Mesa nonprofit leader sentenced for fraud -- again

Dec. 19—The founder and CEO of a Mesa food bank and housing program has been sentenced to a year in federal prison plus three years of supervised release after pleading guilty to felony tax fraud earlier this year.

The U.S. Attorney for the District of Arizona indicted Eric Jenkins in 2021 on three counts of making "false, fictitious, fraudulent" claims on tax forms filed in 2017, 2018 and 2019.

It's the second time in 10 years that Jenkins has pleaded guilty to fraud charges. The last time, in 2013, he admitted to bilking the Federal Communications Commission out of almost $500,000 for claimed digital antenna installations that turned out to be fictitious.

Following the latest fraud plea, Jenkins was sentenced and ordered to surrender to the Bureau of Prisons on Dec. 1.

In response to a request for comment, Streets of Joy sent a statement: "Streets of Joy exists to serve our community.

"While our founder is on leave from his governance role, Streets of Joy has a strong executive leadership team in place to ensure that services to our community will continue under the same vision and mission."

Last week, cars could be seen lined up at the organization's facility, waiting to receive a food box at Streets of Joy's regular Wednesday afternoon food distribution at its facility near University and Mesa drives.

The organization provides free food and clothing and also operates transitional housing programs for men. Participants in the transitional and second chance program for those exiting incarceration agree to work in exchange for housing.

According to Jenkins' guilty plea on the tax fraud charges, he filed a W-2 form in 2019 falsely claiming that his for-profit company PrimeX produced an income of $167,648, withheld $41,241 and lost $136,465.
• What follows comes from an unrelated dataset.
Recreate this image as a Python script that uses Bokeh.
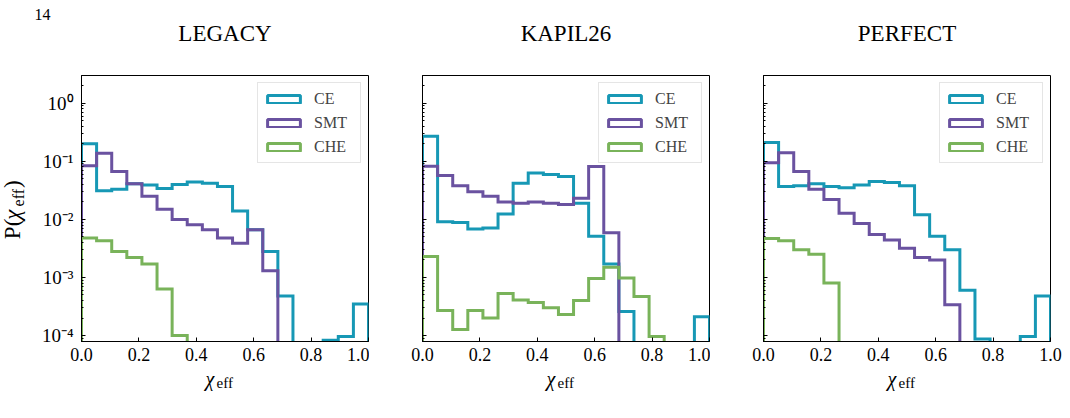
import math
from bokeh.plotting import figure
from bokeh.layouts import row, column
from bokeh.models import (Range1d, FixedTicker, CustomJSTickFormatter, Legend,
                          LegendItem)
from bokeh.core.properties import value
from bokeh.embed import file_html
from bokeh.resources import INLINE

# ---------------- data ----------------
bin_edges = [0.0, 0.0526, 0.1053, 0.1579, 0.2105, 0.2632, 0.3158, 0.3684, 0.4211,
             0.4737, 0.5263, 0.5789, 0.6316, 0.6842, 0.7368, 0.7895, 0.8421,
             0.8947, 0.9474, 1.0]

panel_titles = ["LEGACY", "KAPIL26", "PERFECT"]
series_names = ["CE", "SMT", "CHE"]

legacy_ce = [0.20, 0.031, 0.033, 0.041, 0.039, 0.034, 0.040, 0.044, 0.042, 0.037,
             0.014, 0.0066, 0.0028, 0.00048, 0, 0, 8.3e-5, 9.6e-5, 3.5e-4]
legacy_smt = [0.084, 0.138, 0.067, 0.041, 0.025, 0.015, 0.010, 0.0081, 0.0066, 0.0048,
              0.0039, 0.0066, 0.0013, 0, 0, 0, 0, 0, 0]
legacy_che = [0.0048, 0.0043, 0.0028, 0.0022, 0.0017, 0.00063, 0.0001, 0, 0, 0,
              0, 0, 0, 0, 0, 0, 0, 0, 0]

kapil_ce = [0.27, 0.0091, 0.0088, 0.0068, 0.0071, 0.0124, 0.042, 0.063, 0.059, 0.055,
            0.019, 0.0051, 0.0017, 2.6e-4, 0, 0, 0, 0, 2.1e-4]
kapil_smt = [0.082, 0.057, 0.038, 0.030, 0.025, 0.020, 0.019, 0.020, 0.019, 0.018,
             0.023, 0.081, 0.0059, 0, 0, 0, 0, 0, 0]
kapil_che = [0.0023, 2.7e-4, 1.27e-4, 2.7e-4, 2.0e-4, 5.3e-4, 4.1e-4, 3.7e-4, 3.0e-4,
             2.3e-4, 4.0e-4, 9.6e-4, 0.0015, 9.8e-4, 4.7e-4, 9.6e-5, 0, 0, 0]

perfect_ce = [0.21, 0.037, 0.038, 0.041, 0.037, 0.035, 0.039, 0.045, 0.043, 0.038,
              0.012, 0.0051, 0.0030, 6.0e-4, 8.7e-5, 0, 0, 9.6e-5, 4.8e-4]
perfect_smt = [0.094, 0.14, 0.067, 0.033, 0.022, 0.0127, 0.0085, 0.0055, 0.0044, 0.0032,
               0.0022, 0.0020, 3.4e-4, 0, 0, 0, 0, 0, 0]
perfect_che = [0.0047, 0.0043, 0.0030, 0.0025, 8.0e-4, 0, 0, 0, 0, 0,
               0, 0, 0, 0, 0, 0, 0, 0, 0]

x_ticks = [0.0, 0.2, 0.4, 0.6, 0.8, 1.0]
x_tick_labels = ["0.0", "0.2", "0.4", "0.6", "0.8", "1.0"]
y_ticks = [1e-4, 1e-3, 1e-2, 1e-1, 1e0]
y_tick_labels = ["10\u207b\u2074", "10\u207b\u00b3", "10\u207b\u00b2", "10\u207b\u00b9", "10\u2070"]

page_number = "14"
x_label_main, x_label_sub = "\u03c7", "eff"
y_label_parts = ["P(", "\u03c7", "eff", ")"]

# ---------------- style / layout ----------------
COLORS = ["#1798b5", "#6a52a0", "#79b35a"]
FONT = "Liberation Serif"
FLOOR = 1e-7
Y_MIN, Y_MAX = 7.9e-5, 3.0

W = 1070
TOP_H = 50          # strip with page number and panel titles
FRAME_W, FRAME_H = 287, 266
MID_TOP, MID_BOT = 25, 26
MID_H = MID_TOP + FRAME_H + MID_BOT
BOT_H = 418 - TOP_H - MID_H   # strip with x-axis labels
YLAB_W = 32
LEFTS = [49, 53, 53]
RIGHTS = [1, 1, 20]

panels = [
    (legacy_ce, legacy_smt, legacy_che),
    (kapil_ce, kapil_smt, kapil_che),
    (perfect_ce, perfect_smt, perfect_che),
]

# frame left edges on the page
frame_lefts = []
acc = YLAB_W
for l, r in zip(LEFTS, RIGHTS):
    frame_lefts.append(acc + l)
    acc += l + FRAME_W + r


def step_path(edges, vals):
    xs, ys = [edges[0]], [FLOOR]
    for i, v in enumerate(vals):
        v = v if v > 0 else FLOOR
        xs += [edges[i], edges[i + 1]]
        ys += [v, v]
    xs.append(edges[-1])
    ys.append(FLOOR)
    return xs, ys


def blank(w, h):
    b = figure(width=w, height=h, x_range=Range1d(0, w), y_range=Range1d(0, h),
               output_backend="svg", toolbar_location=None,
               x_axis_location=None, y_axis_location=None,
               min_border=0, outline_line_color=None)
    b.grid.visible = False
    b.background_fill_color = "white"
    b.border_fill_color = "white"
    return b


x_fmt = CustomJSTickFormatter(args=dict(tvals=x_ticks, tlabels=x_tick_labels), code="""
const i = tvals.findIndex(t => Math.abs(t - tick) < 1e-9);
return i >= 0 ? tlabels[i] : "";
""")
y_fmt = CustomJSTickFormatter(args=dict(tvals=y_ticks, tlabels=y_tick_labels), code="""
const i = tvals.findIndex(t => Math.abs(Math.log10(t) - Math.log10(tick)) < 1e-6);
return i >= 0 ? tlabels[i] : "";
""")
blank_fmt = CustomJSTickFormatter(code="return '';")

minor = [m * 10.0 ** e for e in range(-5, 1) for m in range(2, 10)]

# ---------------- top strip: page number + titles ----------------
top = blank(W, TOP_H)
top.text(x=[34], y=[TOP_H - 20 + 6], text=[page_number], text_font=value(FONT),
         text_font_size="16px", text_baseline="alphabetic", text_align="left",
         text_color="black")
top.text(x=[fl + FRAME_W / 2 for fl in frame_lefts], y=[TOP_H - 40 + 7] * 3,
         text=panel_titles, text_font=value(FONT), text_font_size="23px",
         text_baseline="alphabetic", text_align="center", text_color="black")

# ---------------- y label strip ----------------
ylab = blank(YLAB_W, MID_H)
page_bottom = TOP_H + MID_H
ylab_specs = [(y_label_parts[0], 12, 245, "23px", "normal"),
              (y_label_parts[1], 12, 222, "23px", "italic"),
              (y_label_parts[2], 18, 206, "16px", "normal"),
              (y_label_parts[3], 12, 184, "23px", "normal")]
for txt, sx, sy, fs, st in ylab_specs:
    ylab.text(x=[sx], y=[page_bottom - sy], text=[txt], angle=math.pi / 2,
              text_font=value(FONT), text_font_style=st, text_font_size=fs,
              text_baseline="alphabetic", text_align="left", text_color="black")

# ---------------- panels ----------------
figs = [ylab]
for k, series in enumerate(panels):
    first = k == 0
    p = figure(frame_width=FRAME_W, frame_height=FRAME_H,
               x_range=Range1d(0, 1), y_range=Range1d(Y_MIN, Y_MAX),
               y_axis_type="log", output_backend="svg", toolbar_location=None,
               min_border_top=MID_TOP, min_border_bottom=MID_BOT,
               min_border_left=LEFTS[k], min_border_right=RIGHTS[k])
    p.grid.visible = False
    p.outline_line_color = "black"
    p.outline_line_width = 1
    p.outline_line_alpha = 1
    p.background_fill_color = "white"
    p.border_fill_color = "white"

    xa = p.xaxis[0]
    xa.ticker = FixedTicker(ticks=x_ticks)
    xa.formatter = x_fmt
    xa.major_tick_in = 4
    xa.major_tick_out = 0
    xa.minor_tick_in = 0
    xa.minor_tick_out = 0
    xa.major_label_standoff = 6
    xa.major_label_text_font = FONT
    xa.major_label_text_font_size = "18px"
    xa.major_label_text_color = "black"
    xa.axis_line_color = "black"
    xa.major_tick_line_color = "black"

    ya = p.yaxis[0]
    ya.ticker = FixedTicker(ticks=y_ticks, minor_ticks=minor)
    ya.formatter = y_fmt if first else blank_fmt
    ya.major_tick_in = 4
    ya.major_tick_out = 0
    ya.minor_tick_in = 2
    ya.minor_tick_out = 0
    ya.major_label_standoff = 8
    ya.major_label_text_font = FONT
    ya.major_label_text_font_size = "19px"
    ya.major_label_text_color = "black"
    ya.axis_line_color = "black"
    ya.major_tick_line_color = "black"
    ya.minor_tick_line_color = "black"

    items = []
    for name, vals, col in zip(series_names, series, COLORS):
        xs, ys = step_path(bin_edges, vals)
        p.line(xs, ys, line_color=col, line_width=3, line_join="miter")
        q = p.quad(left=bin_edges[:-1], right=bin_edges[1:],
                   top=[v if v > 0 else FLOOR for v in vals], bottom=FLOOR,
                   fill_color=None, line_color=col, line_width=3, visible=False)
        items.append(LegendItem(label=name, renderers=[q]))
    leg = Legend(items=items, location="top_right", margin=7, padding=5,
                 spacing=3, label_height=21, glyph_height=10, glyph_width=41,
                 label_standoff=10, label_width=41,
                 label_text_font=FONT, label_text_font_size="16px",
                 border_line_color="#cccccc", border_line_width=1,
                 background_fill_color="white", background_fill_alpha=0.8,
                 inactive_fill_alpha=0)
    p.add_layout(leg)
    figs.append(p)

# ---------------- bottom strip: x labels ----------------
bot = blank(W, BOT_H)
bot.text(x=[fl + 124 for fl in frame_lefts], y=[418 - 385 + 7] * 3,
         text=[x_label_main] * 3, text_font=value(FONT), text_font_style="italic",
         text_font_size="20px", text_baseline="alphabetic", text_align="left",
         text_color="black")
bot.text(x=[fl + 135 for fl in frame_lefts], y=[418 - 387 + 5] * 3,
         text=[x_label_sub] * 3, text_font=value(FONT),
         text_font_size="15px", text_baseline="alphabetic", text_align="left",
         text_color="black")

layout = column(top, row(*figs), bot)
open("out.html", "w").write(file_html(layout, INLINE))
The "completely fictitious" income, withholdings and losses resulted in a claimed tax refund of $42,746 that year.

The other two counts in the indictment alleged similar fraudulent filings the prior two years for slightly smaller amounts.

"I, Eric Bernard Jenkins, claimed false refunds based on fictitious wages and federal income tax withholding claimed on Forms W-2, submitted from Arizona, purportedly from my company, PrimeX," the signed plea agreement states.
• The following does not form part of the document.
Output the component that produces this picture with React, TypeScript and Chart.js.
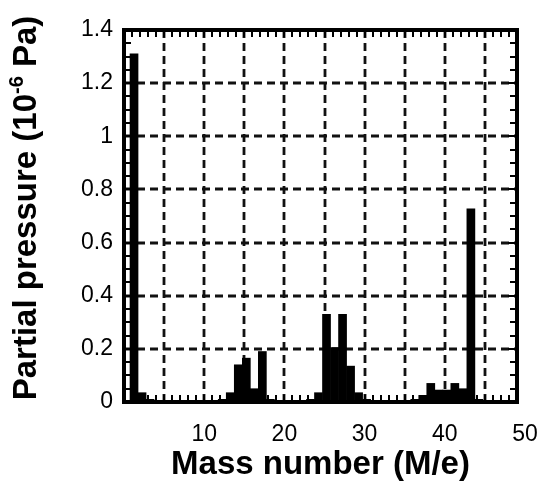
import { useEffect, useRef } from "react";
import { Chart, registerables } from "chart.js";

Chart.register(...registerables);

// Mass numbers (M/e) and the partial pressure read for each one (10^-6 Pa)
const massNumbers = [
  1, 2, 3, 4, 5, 6, 7, 8, 9, 10,
  11, 12, 13, 14, 15, 16, 17, 18, 19, 20,
  21, 22, 23, 24, 25, 26, 27, 28, 29, 30,
  31, 32, 33, 34, 35, 36, 37, 38, 39, 40,
  41, 42, 43, 44, 45, 46, 47, 48, 49,
];
const partialPressure = [
  0, 1.31, 0.035, 0.01, 0, 0, 0, 0, 0, 0,
  0, 0.005, 0.01, 0.035, 0.14, 0.165, 0.05, 0.19, 0.01, 0,
  0, 0, 0, 0.01, 0.035, 0.33, 0.205, 0.33, 0.135, 0.035,
  0.01, 0.005, 0, 0, 0, 0, 0.01, 0.025, 0.07, 0.045,
  0.045, 0.07, 0.05, 0.727, 0.01, 0, 0, 0, 0,
];
const xTickValues = [10, 20, 30, 40, 50];
const xGridValues = [5, 10, 15, 20, 25, 30, 35, 40, 45];
const yTickValues = [0, 0.2, 0.4, 0.6, 0.8, 1, 1.2, 1.4];

const xTitle = "Mass number (M/e)";
const yTitleMain = "Partial pressure (10";
const yTitleSup = "-6";
const yTitleEnd = " Pa)";

// the original histogram draws each mass slightly left of its integer value
const BAR_SHIFT = -0.75;

const FONT = "'Liberation Sans', Arial, Helvetica, sans-serif";

const framePlugin = {
  id: "framePlugin",
  beforeDatasetsDraw(chart: any) {
    const { ctx, chartArea, scales } = chart;
    const x = scales.x;
    const y = scales.y;
    ctx.save();
    ctx.strokeStyle = "#111";
    ctx.lineWidth = 2.8;
    ctx.setLineDash([8, 5]);
    for (const v of xGridValues) {
      const px = Math.round(x.getPixelForValue(v));
      ctx.beginPath();
      ctx.moveTo(px, chartArea.top);
      ctx.lineTo(px, chartArea.bottom);
      ctx.stroke();
    }
    for (const v of yTickValues) {
      if (v === 0 || v === 1.4) continue;
      const py = Math.round(y.getPixelForValue(v));
      ctx.beginPath();
      ctx.moveTo(chartArea.left, py);
      ctx.lineTo(chartArea.right, py);
      ctx.stroke();
    }
    ctx.restore();
  },
  afterDatasetsDraw(chart: any) {
    const { ctx, chartArea, scales } = chart;
    const x = scales.x;
    const y = scales.y;
    const { left, right, top, bottom } = chartArea;
    ctx.save();
    ctx.strokeStyle = "#000";
    ctx.setLineDash([]);
    // minor ticks, inward on all sides
    ctx.lineWidth = 2;
    const tl = 7;
    for (let v = 1; v < 49; v++) {
      const px = Math.round(x.getPixelForValue(v));
      ctx.beginPath();
      ctx.moveTo(px, bottom);
      ctx.lineTo(px, bottom - tl);
      ctx.moveTo(px, top);
      ctx.lineTo(px, top + tl);
      ctx.stroke();
    }
    for (let i = 1; i < 28; i++) {
      const v = i * 0.05;
      const py = Math.round(y.getPixelForValue(v));
      const len = i % 4 === 0 ? 9 : tl;
      ctx.beginPath();
      ctx.moveTo(left, py);
      ctx.lineTo(left + len, py);
      ctx.moveTo(right, py);
      ctx.lineTo(right - len, py);
      ctx.stroke();
    }
    // frame
    ctx.lineWidth = 4;
    ctx.strokeRect(left, top, right - left, bottom - top);
    ctx.restore();
  },
  afterDraw(chart: any) {
    const { ctx, chartArea } = chart;
    ctx.save();
    ctx.fillStyle = "#000";
    // x title
    ctx.font = `bold 33px ${FONT}`;
    ctx.textAlign = "center";
    ctx.textBaseline = "alphabetic";
    ctx.fillText(xTitle, (chartArea.left + chartArea.right) / 2, 474);
    // y title with superscript
    const mainFont = `bold 33px ${FONT}`;
    const supFont = `bold 20px ${FONT}`;
    ctx.font = mainFont;
    const w1 = ctx.measureText(yTitleMain).width;
    const w3 = ctx.measureText(yTitleEnd).width;
    ctx.font = supFont;
    const w2 = ctx.measureText(yTitleSup).width;
    const total = w1 + w2 + w3;
    ctx.translate(36, 208);
    ctx.rotate(-Math.PI / 2);
    ctx.textAlign = "left";
    let cx = -total / 2;
    ctx.font = mainFont;
    ctx.fillText(yTitleMain, cx, 0);
    cx += w1;
    ctx.font = supFont;
    ctx.fillText(yTitleSup, cx, -13);
    cx += w2;
    ctx.font = mainFont;
    ctx.fillText(yTitleEnd, cx, 0);
    ctx.restore();
  },
};

export default function App() {
  const canvasRef = useRef<HTMLCanvasElement | null>(null);

  useEffect(() => {
    document.body.style.margin = "0";
    const canvas = canvasRef.current;
    if (!canvas) return;
    const points = massNumbers.map((m, i) => ({ x: m + BAR_SHIFT, y: partialPressure[i] }));
    const chart = new Chart(canvas, {
      type: "bar",
      data: {
        datasets: [
          {
            data: points as any,
            backgroundColor: "#000",
            borderWidth: 0,
            barPercentage: 1,
            categoryPercentage: 1,
          },
        ],
      },
      options: {
        animation: false,
        responsive: false,
        devicePixelRatio: 1,
        layout: { padding: { top: 30, right: 23, left: 0, bottom: 0 } },
        plugins: { legend: { display: false }, tooltip: { enabled: false }, title: { display: false } },
        scales: {
          x: {
            type: "linear",
            offset: false,
            min: 0,
            max: 49,
            grid: { display: false, offset: false },
            border: { display: false },
            afterBuildTicks: (scale: any) => {
              scale.ticks = xTickValues.map((v) => ({ value: v }));
            },
            afterFit: (scale: any) => {
              scale.height = 84;
              scale.paddingLeft = 0;
              scale.paddingRight = 0;
            },
            ticks: {
              autoSkip: false,
              maxRotation: 0,
              padding: 11,
              color: "#000",
              font: { family: FONT, size: 23 },
              callback: (v: any) => String(v),
            },
          },
          y: {
            type: "linear",
            min: 0,
            max: 1.4,
            grid: { display: false },
            border: { display: false },
            afterBuildTicks: (scale: any) => {
              scale.ticks = yTickValues.map((v) => ({ value: v }));
            },
            afterFit: (scale: any) => {
              scale.width = 124;
              scale.paddingTop = 0;
              scale.paddingBottom = 0;
            },
            ticks: {
              autoSkip: false,
              padding: 3,
              color: "#000",
              font: { family: FONT, size: 23 },
              callback: (v: any) => String(Math.round(Number(v) * 10) / 10),
            },
          },
        },
      },
      plugins: [framePlugin],
    });
    return () => chart.destroy();
  }, []);

  return (
    <div style={{ width: 540, height: 486, background: "#fff" }}>
      <canvas ref={canvasRef} width={540} height={486} />
    </div>
  );
}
"I filed three false claims for refund, which totaled $117,803. I acknowledge that PrimeX stopped doing business as early as 2010 and that my wife, Danielle Jenkins, did not actually receive any wages from PrimeX during that time period."
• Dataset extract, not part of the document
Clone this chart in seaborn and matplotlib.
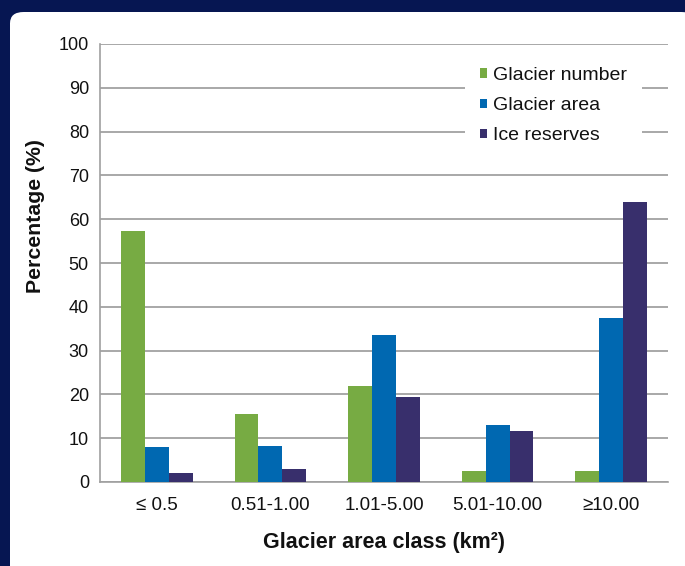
import matplotlib
matplotlib.use("Agg")
import matplotlib.pyplot as plt
from matplotlib.patches import FancyBboxPatch, Patch
import pandas as pd
import seaborn as sns

sns.set_style("white")
plt.rcParams["font.family"] = ["Liberation Sans", "DejaVu Sans"]

classes = ["\u2264 0.5", "0.51-1.00", "1.01-5.00", "5.01-10.00", "\u226510.00"]
glacier_number = [57.3, 15.5, 22.0, 2.5, 2.5]
glacier_area = [8.0, 8.3, 33.5, 13.0, 37.5]
ice_reserves = [2.0, 3.0, 19.5, 11.7, 64.0]
series = ["Glacier number", "Glacier area", "Ice reserves"]
palette = ["#77ab43", "#0068b1", "#382f6c"]

rows = []
for name, vals in zip(series, [glacier_number, glacier_area, ice_reserves]):
    for c, v in zip(classes, vals):
        rows.append({"Class": c, "Series": name, "Value": v})
data = pd.DataFrame(rows)

fig = plt.figure(figsize=(6.85, 5.66), dpi=100)
fig.patch.set_facecolor("#061652")
# white rounded panel behind the axes
panel = FancyBboxPatch((10 / 685, -0.05), 1.0, 1.05 - 12 / 566,
                       boxstyle="round,pad=0,rounding_size=0.02",
                       transform=fig.transFigure, facecolor="white",
                       edgecolor="none", zorder=-5)
fig.patches.append(panel)

ax = fig.add_axes([100 / 685, 1 - 482 / 566, (668 - 100) / 685, (482 - 44) / 566])
ax.set_zorder(2)
ax.set_facecolor("white")

sns.barplot(
    x="Class", y="Value", hue="Series", data=data,
    palette=palette, width=0.63, gap=0, saturation=1,
    edgecolor="none", ax=ax, zorder=3
)

ax.set_ylim(0, 100)
ax.set_xlim(-0.5, 4.5)
ax.set_yticks(range(0, 101, 10))
ax.yaxis.grid(True, color="#a8a8a8", linewidth=1.4, zorder=0)
ax.set_axisbelow(True)
for s in ["top", "right"]:
    ax.spines[s].set_visible(False)
for s in ["left", "bottom"]:
    ax.spines[s].set_color("#a0a0a0")
    ax.spines[s].set_linewidth(1.2)

ax.tick_params(axis="y", length=4, width=1, color="#a0a0a0", labelsize=13,
               labelcolor="#111111", pad=4)
ax.tick_params(axis="x", which="major", length=0, labelsize=13.5,
               labelcolor="#111111", pad=11)
ax.set_xticks([i + 0.5 for i in range(-1, 5)], minor=True)
ax.tick_params(axis="x", which="minor", length=4, width=1, color="#a0a0a0",
               direction="out")

ax.set_xlabel("Glacier area class (km\u00b2)", fontsize=15.5, fontweight="bold",
              color="#111111", labelpad=13)
ax.set_ylabel("Percentage (%)", fontsize=15.3, fontweight="bold",
              color="#111111")
# Excel puts the y title above the middle of the axis
ax.yaxis.set_label_coords(-0.097, 0.607)

handles = [Patch(facecolor=c, edgecolor="none") for c in palette]
leg = ax.legend(handles, series, loc="upper left", bbox_to_anchor=(0.643, 0.982),
                borderaxespad=0, frameon=True, fontsize=14,
                handlelength=0.36, handleheight=0.36, handletextpad=0.3,
                labelspacing=0.68, borderpad=0.78, fancybox=False)
leg.get_frame().set_facecolor("white")
leg.get_frame().set_edgecolor("none")
leg.get_frame().set_alpha(1)
leg.set_zorder(5)
for t in leg.get_texts():
    t.set_color("#111111")

fig.savefig("out.png", dpi=100, facecolor=fig.get_facecolor())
PrimeX Technology Inc. is registered with the Arizona Corporation Commission, listing Eric Jenkins as the director and his wife, Danielle Jenkins, as the president.

In the plea deal, the U.S. Attorney agreed not to bring charges against Danielle Jenkins norrequest more than the low end of the sentencing guidelines for the felony fraud count.

A violation of 18 U.S.C. § 287 (False, Fictitious, Fraudulent Claims) is punishable by a maximum term of five years in prison, court documents state.

Jenkins was also ordered to pay $233,596 in restitution to the government.

All of this was a distant echo of a court case in 2013, in which Jenkins admitted he submitted invoices to the FCC though he "knew the transaction involved 'criminally derived property.'"

In the 2013 plea agreement, Jenkins said he agreed to do business with the government during a transition from analog to digital television.

Under federal law, all full-power television stations in the United States were required to stop broadcasting their signals in analog format and to begin broadcasting in digital format by June 2009. This change was called the digital television (DTV) transition.

In 2009, after Congress allocated millions of dollars to facilitate the DTV transition, "I submitted several bids to the FCC in an attempt to participate in this process," Jenkins said.

He was awarded two contracts, for "PrimeX to complete approximately 11,000 DTV-related installations ... in return for approximately $728,000."

Jenkins admitted to submitting invoices for more than $500,000, which claimed PrimeX did more than 8,000 installations.

"In fact, PrimeX had completed very few, if any, of the claimed installations," Jenkins admitted.

In 2013, he was ordered to repay $493,610 and was placed on a five-year probation.

Jenkins told the Tribune in 2021 that being forced to shut down PrimeX was both a blessing and a curse.

The FCC case "drove me to my true calling: Helping homeless people and people who don't have anything," he said.